What this task involves:
Copy exactly, and only, the lines starting at the line with "Output the Python" and ending at the line with "from bokeh.resources import INLINE". Leave every picture out of the copy.

[Code that draws figures]
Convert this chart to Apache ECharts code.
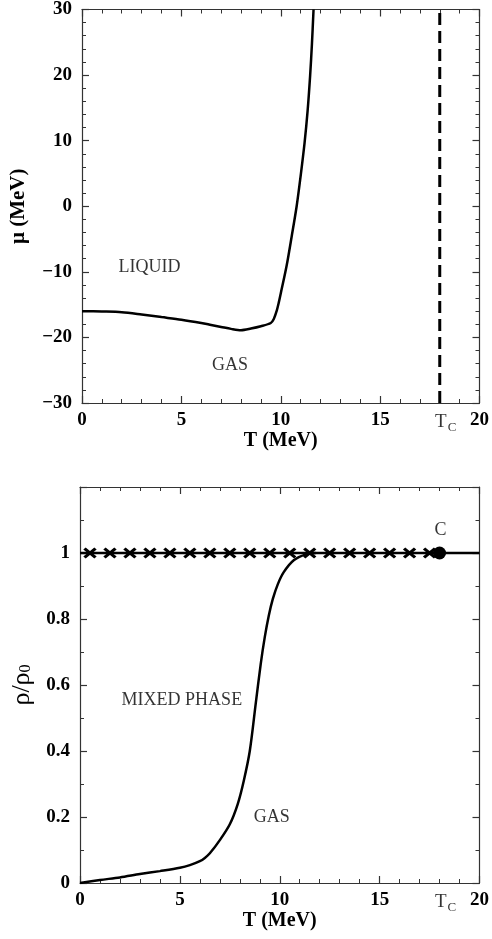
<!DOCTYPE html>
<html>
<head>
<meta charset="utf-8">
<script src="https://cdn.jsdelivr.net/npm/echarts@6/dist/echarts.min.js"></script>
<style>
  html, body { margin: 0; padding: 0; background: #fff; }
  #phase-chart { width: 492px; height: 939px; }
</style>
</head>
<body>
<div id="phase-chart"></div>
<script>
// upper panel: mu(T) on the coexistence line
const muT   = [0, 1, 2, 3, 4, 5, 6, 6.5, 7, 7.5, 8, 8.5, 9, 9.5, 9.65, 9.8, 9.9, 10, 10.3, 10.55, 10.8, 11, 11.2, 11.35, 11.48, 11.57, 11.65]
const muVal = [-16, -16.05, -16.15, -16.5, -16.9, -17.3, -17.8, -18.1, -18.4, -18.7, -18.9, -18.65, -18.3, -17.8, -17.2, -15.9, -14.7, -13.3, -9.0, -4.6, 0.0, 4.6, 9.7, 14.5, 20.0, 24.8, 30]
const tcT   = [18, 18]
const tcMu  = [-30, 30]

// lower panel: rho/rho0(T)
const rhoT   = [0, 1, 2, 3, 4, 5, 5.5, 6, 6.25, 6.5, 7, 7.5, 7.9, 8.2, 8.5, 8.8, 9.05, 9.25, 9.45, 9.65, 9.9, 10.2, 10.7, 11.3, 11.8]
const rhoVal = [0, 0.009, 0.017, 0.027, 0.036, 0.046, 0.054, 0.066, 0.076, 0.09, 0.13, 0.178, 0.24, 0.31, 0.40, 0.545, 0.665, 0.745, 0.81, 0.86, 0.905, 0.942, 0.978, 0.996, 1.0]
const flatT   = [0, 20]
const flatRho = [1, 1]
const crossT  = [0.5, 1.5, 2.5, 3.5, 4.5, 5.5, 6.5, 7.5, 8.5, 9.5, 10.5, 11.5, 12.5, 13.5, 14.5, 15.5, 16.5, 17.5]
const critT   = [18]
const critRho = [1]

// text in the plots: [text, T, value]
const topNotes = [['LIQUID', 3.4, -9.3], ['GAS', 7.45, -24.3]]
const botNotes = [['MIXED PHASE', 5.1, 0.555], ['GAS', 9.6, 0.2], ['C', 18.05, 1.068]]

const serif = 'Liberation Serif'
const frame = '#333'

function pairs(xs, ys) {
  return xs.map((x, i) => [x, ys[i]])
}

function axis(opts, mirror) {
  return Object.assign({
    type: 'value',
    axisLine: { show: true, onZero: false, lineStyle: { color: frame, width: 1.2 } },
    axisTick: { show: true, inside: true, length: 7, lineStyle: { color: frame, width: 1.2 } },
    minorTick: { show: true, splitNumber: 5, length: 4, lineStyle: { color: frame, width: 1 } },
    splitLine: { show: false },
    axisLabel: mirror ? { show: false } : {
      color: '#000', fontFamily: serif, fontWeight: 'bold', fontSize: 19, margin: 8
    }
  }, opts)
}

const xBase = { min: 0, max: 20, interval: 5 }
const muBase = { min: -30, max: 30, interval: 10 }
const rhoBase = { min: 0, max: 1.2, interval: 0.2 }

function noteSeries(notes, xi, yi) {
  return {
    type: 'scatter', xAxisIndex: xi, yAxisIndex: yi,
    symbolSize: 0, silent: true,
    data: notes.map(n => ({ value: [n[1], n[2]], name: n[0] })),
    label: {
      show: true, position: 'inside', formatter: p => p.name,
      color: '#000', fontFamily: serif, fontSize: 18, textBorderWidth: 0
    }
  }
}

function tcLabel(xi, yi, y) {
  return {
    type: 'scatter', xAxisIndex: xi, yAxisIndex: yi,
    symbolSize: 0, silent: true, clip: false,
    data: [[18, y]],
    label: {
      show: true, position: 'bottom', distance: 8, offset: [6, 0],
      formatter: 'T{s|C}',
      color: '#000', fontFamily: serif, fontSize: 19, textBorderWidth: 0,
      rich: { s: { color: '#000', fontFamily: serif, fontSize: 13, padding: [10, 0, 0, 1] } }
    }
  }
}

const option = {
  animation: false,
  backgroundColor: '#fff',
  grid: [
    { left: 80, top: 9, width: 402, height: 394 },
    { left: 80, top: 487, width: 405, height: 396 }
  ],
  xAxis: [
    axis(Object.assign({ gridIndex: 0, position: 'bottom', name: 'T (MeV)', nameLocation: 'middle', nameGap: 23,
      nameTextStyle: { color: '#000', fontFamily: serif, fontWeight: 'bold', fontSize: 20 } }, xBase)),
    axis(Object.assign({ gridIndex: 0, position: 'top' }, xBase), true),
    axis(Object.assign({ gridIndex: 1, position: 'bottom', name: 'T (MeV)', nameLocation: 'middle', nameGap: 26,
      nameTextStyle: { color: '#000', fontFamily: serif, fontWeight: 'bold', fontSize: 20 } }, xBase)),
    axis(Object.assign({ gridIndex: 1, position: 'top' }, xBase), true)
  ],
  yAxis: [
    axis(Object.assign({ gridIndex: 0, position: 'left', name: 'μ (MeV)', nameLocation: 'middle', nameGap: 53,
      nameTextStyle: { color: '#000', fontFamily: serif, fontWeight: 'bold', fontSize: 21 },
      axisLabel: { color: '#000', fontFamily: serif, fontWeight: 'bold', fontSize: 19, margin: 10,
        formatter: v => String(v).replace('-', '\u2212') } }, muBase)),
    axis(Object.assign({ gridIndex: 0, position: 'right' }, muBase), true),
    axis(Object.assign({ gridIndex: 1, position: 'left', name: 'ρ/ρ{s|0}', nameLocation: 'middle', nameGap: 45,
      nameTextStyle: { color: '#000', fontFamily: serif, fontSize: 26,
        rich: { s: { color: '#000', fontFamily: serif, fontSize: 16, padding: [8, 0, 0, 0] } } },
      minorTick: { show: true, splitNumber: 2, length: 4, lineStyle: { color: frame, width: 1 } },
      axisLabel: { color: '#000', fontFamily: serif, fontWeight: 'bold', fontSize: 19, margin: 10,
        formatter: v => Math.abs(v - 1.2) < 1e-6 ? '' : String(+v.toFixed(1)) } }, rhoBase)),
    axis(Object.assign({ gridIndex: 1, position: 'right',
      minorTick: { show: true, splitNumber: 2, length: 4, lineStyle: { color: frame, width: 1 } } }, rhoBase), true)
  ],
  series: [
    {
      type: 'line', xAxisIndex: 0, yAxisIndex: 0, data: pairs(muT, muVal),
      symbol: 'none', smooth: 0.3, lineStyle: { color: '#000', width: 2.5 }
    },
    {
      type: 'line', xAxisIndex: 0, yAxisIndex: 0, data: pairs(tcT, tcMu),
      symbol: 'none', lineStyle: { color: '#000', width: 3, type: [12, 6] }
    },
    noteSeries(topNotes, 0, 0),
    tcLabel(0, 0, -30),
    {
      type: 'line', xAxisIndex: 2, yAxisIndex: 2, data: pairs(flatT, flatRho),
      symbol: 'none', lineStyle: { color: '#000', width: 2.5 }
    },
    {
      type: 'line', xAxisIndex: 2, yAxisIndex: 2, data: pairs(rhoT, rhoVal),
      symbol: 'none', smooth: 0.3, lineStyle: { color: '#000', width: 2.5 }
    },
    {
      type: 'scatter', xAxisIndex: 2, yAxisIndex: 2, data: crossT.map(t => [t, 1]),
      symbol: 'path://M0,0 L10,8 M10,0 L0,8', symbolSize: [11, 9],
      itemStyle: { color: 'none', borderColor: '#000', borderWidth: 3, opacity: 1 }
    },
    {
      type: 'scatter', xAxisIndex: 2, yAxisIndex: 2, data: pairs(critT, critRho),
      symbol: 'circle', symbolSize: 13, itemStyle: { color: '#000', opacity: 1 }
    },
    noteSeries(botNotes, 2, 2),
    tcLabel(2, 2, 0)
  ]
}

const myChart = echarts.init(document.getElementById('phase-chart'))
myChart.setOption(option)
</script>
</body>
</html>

--

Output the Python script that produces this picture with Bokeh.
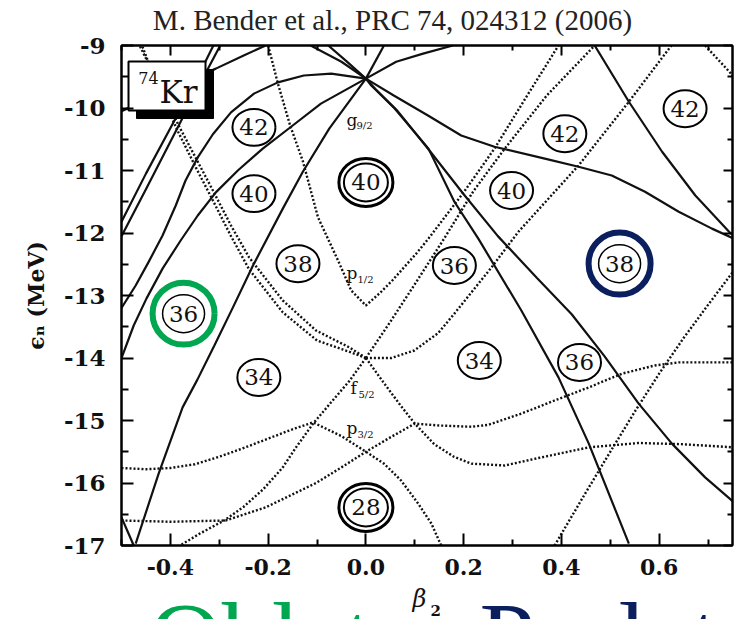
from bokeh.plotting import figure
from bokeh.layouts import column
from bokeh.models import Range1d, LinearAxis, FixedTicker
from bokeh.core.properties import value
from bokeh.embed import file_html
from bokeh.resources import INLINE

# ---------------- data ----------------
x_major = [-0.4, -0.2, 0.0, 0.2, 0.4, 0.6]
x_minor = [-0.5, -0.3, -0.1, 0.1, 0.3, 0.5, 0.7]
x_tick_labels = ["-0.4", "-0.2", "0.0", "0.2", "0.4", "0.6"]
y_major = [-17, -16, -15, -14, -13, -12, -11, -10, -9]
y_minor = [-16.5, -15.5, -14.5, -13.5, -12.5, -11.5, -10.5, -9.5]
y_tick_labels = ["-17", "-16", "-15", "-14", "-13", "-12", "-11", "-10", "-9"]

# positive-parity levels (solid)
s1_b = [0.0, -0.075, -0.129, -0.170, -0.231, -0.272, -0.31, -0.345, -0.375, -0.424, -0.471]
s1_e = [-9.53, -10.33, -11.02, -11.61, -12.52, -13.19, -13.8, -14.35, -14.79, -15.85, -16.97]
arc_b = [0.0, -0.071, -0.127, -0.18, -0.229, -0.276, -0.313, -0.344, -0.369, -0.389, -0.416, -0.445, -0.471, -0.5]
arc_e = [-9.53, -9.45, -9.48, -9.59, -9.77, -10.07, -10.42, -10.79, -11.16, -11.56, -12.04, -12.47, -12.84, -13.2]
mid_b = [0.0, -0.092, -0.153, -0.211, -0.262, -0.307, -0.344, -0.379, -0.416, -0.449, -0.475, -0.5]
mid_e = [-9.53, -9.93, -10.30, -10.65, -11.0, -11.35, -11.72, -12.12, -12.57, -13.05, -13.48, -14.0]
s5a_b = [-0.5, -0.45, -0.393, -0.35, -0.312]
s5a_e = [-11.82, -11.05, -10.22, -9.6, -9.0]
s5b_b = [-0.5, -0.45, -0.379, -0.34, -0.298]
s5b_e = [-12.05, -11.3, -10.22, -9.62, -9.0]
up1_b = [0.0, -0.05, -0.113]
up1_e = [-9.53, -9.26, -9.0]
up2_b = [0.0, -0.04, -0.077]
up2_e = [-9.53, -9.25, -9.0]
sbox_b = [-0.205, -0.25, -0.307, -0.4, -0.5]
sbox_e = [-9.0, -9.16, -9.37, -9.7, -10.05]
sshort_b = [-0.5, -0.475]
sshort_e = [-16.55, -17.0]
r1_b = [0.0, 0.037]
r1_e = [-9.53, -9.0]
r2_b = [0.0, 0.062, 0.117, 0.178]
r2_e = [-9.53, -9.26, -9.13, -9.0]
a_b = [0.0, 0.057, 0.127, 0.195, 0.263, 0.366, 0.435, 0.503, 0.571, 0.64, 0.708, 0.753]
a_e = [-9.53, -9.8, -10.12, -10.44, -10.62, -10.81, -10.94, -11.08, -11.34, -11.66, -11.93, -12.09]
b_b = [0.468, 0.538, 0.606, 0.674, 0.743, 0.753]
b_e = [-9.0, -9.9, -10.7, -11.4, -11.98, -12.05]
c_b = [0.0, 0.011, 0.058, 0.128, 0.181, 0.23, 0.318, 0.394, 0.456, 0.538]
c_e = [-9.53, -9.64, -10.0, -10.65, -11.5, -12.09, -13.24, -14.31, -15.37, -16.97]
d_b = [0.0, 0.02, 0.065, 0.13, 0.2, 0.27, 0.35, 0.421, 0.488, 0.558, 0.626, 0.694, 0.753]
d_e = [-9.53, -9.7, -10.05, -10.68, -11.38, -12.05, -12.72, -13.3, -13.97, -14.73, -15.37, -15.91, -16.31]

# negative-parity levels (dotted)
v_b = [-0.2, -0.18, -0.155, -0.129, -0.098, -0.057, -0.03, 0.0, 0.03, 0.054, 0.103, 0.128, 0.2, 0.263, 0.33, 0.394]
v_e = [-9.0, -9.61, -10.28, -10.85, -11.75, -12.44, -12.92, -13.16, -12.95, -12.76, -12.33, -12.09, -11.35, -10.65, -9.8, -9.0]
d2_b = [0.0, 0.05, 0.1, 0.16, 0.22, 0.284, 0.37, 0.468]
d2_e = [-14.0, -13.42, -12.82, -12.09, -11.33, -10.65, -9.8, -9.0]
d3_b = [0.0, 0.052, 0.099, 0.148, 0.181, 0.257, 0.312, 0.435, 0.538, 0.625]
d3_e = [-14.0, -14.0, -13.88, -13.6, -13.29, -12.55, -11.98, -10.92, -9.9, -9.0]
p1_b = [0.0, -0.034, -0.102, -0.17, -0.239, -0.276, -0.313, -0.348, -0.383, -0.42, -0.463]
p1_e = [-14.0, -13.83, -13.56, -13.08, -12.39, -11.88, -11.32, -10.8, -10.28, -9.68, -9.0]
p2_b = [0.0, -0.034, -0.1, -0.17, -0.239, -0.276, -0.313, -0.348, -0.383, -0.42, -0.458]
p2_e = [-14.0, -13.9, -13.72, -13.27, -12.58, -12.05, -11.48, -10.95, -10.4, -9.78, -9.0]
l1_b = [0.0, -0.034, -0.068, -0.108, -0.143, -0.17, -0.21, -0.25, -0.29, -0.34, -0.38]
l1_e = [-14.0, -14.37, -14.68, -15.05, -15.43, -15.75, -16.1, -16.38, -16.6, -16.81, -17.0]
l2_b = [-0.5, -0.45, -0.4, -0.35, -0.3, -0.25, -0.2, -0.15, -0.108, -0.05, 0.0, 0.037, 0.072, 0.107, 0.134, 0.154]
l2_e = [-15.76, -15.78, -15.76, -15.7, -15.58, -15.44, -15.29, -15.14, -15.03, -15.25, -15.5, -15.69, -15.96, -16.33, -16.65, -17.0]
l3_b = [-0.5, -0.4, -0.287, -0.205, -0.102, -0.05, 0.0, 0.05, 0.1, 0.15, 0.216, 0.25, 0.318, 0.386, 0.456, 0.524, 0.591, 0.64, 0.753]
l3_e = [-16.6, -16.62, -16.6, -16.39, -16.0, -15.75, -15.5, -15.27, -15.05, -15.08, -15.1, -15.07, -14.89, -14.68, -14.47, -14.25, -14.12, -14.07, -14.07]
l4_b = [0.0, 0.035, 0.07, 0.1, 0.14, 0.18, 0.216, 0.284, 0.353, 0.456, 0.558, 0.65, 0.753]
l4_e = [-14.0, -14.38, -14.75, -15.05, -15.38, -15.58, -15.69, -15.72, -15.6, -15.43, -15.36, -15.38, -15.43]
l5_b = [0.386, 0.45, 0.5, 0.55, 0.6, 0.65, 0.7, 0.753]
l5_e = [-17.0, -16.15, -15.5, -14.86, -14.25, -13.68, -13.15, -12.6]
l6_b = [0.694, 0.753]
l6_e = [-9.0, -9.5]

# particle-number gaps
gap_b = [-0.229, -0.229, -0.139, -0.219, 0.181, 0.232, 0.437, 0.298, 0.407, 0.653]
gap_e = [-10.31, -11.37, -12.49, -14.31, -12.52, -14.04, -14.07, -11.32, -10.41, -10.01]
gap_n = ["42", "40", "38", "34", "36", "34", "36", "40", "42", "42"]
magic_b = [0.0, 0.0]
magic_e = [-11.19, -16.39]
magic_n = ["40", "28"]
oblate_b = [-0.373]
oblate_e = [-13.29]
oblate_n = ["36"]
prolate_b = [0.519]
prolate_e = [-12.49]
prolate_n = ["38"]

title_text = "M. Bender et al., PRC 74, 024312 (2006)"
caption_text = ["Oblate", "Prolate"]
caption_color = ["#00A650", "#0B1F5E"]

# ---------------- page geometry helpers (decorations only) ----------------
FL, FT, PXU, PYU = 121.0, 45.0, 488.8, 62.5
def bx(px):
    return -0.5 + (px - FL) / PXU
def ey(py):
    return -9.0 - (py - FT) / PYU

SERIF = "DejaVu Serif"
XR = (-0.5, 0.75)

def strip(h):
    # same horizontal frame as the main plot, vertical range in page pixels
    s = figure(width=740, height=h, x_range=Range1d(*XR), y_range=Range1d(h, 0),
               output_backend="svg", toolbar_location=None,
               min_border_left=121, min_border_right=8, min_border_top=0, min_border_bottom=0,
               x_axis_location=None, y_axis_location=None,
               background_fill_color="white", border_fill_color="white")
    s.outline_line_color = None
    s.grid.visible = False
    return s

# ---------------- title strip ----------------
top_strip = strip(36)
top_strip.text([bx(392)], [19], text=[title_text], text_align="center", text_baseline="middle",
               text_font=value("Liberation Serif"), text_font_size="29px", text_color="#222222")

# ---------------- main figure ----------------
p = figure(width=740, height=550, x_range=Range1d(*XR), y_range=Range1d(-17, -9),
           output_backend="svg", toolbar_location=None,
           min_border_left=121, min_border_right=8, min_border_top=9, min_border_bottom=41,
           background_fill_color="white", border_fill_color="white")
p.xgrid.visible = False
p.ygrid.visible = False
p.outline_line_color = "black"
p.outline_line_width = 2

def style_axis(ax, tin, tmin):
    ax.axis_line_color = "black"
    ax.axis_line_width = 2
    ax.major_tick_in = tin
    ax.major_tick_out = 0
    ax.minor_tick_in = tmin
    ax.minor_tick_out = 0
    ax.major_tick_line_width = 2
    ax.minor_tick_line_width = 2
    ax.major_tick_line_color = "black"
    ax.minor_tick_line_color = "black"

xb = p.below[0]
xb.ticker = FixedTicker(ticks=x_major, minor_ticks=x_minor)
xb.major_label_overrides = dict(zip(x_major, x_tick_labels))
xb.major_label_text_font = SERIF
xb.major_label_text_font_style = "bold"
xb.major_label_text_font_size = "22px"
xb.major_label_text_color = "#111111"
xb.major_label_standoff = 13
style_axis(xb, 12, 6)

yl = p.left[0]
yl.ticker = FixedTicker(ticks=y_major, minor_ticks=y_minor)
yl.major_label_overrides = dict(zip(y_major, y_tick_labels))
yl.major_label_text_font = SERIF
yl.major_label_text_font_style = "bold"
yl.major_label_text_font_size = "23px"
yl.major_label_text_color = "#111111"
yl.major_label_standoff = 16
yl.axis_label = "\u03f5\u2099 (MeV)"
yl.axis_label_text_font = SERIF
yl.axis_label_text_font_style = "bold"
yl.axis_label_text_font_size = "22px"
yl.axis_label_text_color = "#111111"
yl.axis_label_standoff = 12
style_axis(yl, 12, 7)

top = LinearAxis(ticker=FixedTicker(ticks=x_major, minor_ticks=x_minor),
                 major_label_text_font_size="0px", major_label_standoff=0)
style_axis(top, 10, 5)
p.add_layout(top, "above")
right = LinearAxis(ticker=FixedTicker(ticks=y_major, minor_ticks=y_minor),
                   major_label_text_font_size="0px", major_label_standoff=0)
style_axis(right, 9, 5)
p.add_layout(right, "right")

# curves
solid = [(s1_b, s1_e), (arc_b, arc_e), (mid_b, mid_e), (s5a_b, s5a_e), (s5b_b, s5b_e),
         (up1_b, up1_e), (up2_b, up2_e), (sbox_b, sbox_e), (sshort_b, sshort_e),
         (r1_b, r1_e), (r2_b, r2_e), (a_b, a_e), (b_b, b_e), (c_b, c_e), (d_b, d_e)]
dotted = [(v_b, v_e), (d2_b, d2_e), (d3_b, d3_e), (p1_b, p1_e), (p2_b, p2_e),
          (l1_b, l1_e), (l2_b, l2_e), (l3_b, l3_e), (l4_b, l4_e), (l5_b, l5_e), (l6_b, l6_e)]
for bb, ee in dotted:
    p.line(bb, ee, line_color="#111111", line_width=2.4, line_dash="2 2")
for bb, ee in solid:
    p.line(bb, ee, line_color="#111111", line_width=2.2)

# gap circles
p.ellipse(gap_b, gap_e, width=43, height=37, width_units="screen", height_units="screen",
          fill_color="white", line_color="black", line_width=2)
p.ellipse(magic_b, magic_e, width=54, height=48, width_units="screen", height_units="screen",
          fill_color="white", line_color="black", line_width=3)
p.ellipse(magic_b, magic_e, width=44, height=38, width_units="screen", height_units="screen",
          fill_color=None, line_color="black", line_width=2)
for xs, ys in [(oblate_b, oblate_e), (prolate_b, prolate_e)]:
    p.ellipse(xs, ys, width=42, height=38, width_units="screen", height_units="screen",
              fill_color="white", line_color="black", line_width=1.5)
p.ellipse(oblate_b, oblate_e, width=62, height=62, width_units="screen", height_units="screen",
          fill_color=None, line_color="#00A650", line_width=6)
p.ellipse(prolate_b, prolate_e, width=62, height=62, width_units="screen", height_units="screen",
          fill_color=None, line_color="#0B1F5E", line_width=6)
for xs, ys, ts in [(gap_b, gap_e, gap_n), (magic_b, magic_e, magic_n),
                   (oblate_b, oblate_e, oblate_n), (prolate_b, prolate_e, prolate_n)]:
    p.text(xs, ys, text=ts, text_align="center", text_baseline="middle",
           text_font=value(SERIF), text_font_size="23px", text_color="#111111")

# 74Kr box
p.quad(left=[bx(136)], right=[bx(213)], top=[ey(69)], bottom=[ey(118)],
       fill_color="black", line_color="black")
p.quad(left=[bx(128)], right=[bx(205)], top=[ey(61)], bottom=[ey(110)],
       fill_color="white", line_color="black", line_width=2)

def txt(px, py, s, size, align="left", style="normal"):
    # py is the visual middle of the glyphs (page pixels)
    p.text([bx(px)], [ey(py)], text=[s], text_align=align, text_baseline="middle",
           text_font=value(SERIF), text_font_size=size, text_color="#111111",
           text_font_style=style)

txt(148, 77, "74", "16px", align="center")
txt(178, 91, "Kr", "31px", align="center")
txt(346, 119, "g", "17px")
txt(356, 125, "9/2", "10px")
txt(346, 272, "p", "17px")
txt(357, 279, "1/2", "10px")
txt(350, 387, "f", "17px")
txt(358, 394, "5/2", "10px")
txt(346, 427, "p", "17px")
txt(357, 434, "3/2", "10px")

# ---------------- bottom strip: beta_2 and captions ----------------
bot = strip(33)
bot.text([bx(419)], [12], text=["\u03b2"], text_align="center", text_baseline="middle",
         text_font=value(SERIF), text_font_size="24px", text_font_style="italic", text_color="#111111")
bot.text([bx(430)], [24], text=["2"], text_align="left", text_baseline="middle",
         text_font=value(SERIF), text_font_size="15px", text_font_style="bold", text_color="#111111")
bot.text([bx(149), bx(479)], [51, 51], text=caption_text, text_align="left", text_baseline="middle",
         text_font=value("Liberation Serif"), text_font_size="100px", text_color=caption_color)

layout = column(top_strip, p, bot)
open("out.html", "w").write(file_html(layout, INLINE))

Response to the task:
Output the Python script that produces this picture with Bokeh.
from bokeh.plotting import figure
from bokeh.layouts import column
from bokeh.models import Range1d, LinearAxis, FixedTicker
from bokeh.core.properties import value
from bokeh.embed import file_html
from bokeh.resources import INLINE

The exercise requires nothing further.